H1-B: Show Me Your Papers

President Trump's pledge to protect American jobs showed itself in this week's H1-B lottery deadline. H1-B, the visa  for professionals, scientific and technical workers carries the same allotment but "computer programmers" are off the list.

Forbes reports this is good news for Silicon Valley, famously opposed to Trump's executive orders on immigration. Silicon Valley and giant tech firms such as Microsoft bemoan the lack of native-born top-level engineers and scientists.
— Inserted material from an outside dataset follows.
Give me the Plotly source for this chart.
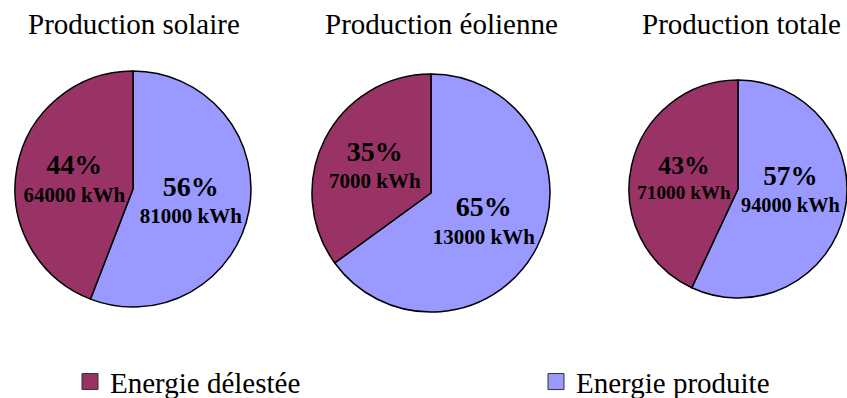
import plotly.graph_objects as go

categories = ["Energie délestée", "Energie produite"]
titles = ["Production solaire", "Production éolienne", "Production totale"]
solaire_kwh = [64000, 81000]
eolienne_kwh = [7000, 13000]
totale_kwh = [71000, 94000]

colors = ["#993366", "#9999FF"]
serif = "Liberation Serif, Times New Roman, serif"
W, H = 847, 398

# pie centres / radii in pixels (x from left, y from top)
geom = [(133, 189, 118), (431, 193, 119), (738, 189, 109)]


def domain(cx, cy, r):
    x0 = max(0.0, (cx - r) / W)
    x1 = min(1.0, (cx + r) / W)
    yb = H - cy
    return dict(x=[x0, x1], y=[(yb - r) / H, (yb + r) / H])


fig = go.Figure()
for i, vals in enumerate([solaire_kwh, eolienne_kwh, totale_kwh]):
    # reversed so "délestée" lands left of 12 o'clock going clockwise
    fig.add_trace(go.Pie(
        labels=categories[::-1],
        values=vals[::-1],
        sort=False,
        direction="clockwise",
        rotation=0,
        domain=domain(*geom[i]),
        marker=dict(colors=colors[::-1], line=dict(color="black", width=1.5)),
        textposition="inside",
        insidetextorientation="horizontal",
        texttemplate="<span style='font-size:28px'>%{percent:.0%}</span><br>%{value:.0f} kWh",
        insidetextfont=dict(family=serif, size=21, color="black", weight=700),
        showlegend=False,
        hoverinfo="label+value+percent",
    ))

# legend entries, one legend per category so they can sit far apart
for cat, col, leg in zip(categories, colors, ["legend", "legend2"]):
    fig.add_trace(go.Scatter(
        x=[None], y=[None], mode="markers", name=cat, legend=leg,
        marker=dict(symbol="square", size=16, color=col,
                    line=dict(color="#333333", width=1)),
        hoverinfo="skip",
    ))

# title placement: (x in px, anchor)
title_pos = [(134, "center"), (441, "center"), (843, "right")]
annotations = []
for t, (px, anchor) in zip(titles, title_pos):
    annotations.append(dict(
        text=t, x=px / W, y=1, xref="paper", yref="paper",
        xanchor=anchor, yanchor="top", yshift=-6, showarrow=False,
        font=dict(family=serif, size=29, color="black"),
    ))

leg_style = dict(orientation="h", yanchor="middle", y=0.041, xanchor="left",
                 font=dict(family=serif, size=29, color="black"),
                 bgcolor="rgba(0,0,0,0)")

fig.update_layout(
    width=W, height=H,
    autosize=False,
    margin=dict(l=0, r=0, t=0, b=0, autoexpand=False),
    paper_bgcolor="white",
    plot_bgcolor="white",
    annotations=annotations,
    xaxis=dict(visible=False),
    yaxis=dict(visible=False),
    legend=dict(x=70 / W, **leg_style),
    legend2=dict(x=536 / W, **leg_style),
)

fig.write_html(
    "out.html",
    config={"responsive": False, "displayModeBar": False},
    post_script="document.body.style.margin='0';",
)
About two-thirds of the H1-B's allotted in recent years have gone to Indian-based technology outsourcing firms that bring in entry-level computer techs who work for less than Americans of comparable experience. "Computer programmer" is considered an entry-level, less-skilled tech job.

By excluding the lower-level tech workers from visa program, it creates more slots for the elite, highly skilled workers, which is what Silicon Valley craves, Forbes says.

Foreign workers come in many forms, legal and illegal and the supply is certain to change as Trump's immigration policies begin to take hold on economy. Agricultural and service workers admitted under the H-2 program face greater scrutiny and likelihood of deportation should they overstay their permits or simply enter the country illegally.

Greg Siskind, founder of visalaw.com and Siskind Susser, PC explained key regulations in play for employers in a recent training for Avant Resources. Topics included:

  • Differences between visa, status and work authorization
  • Consequences of immigration violations
  • Understanding H-1B and other most common visas in the workplace
  • The various immigration agencies and their roles (USCIS, ICE, DOL, etc.)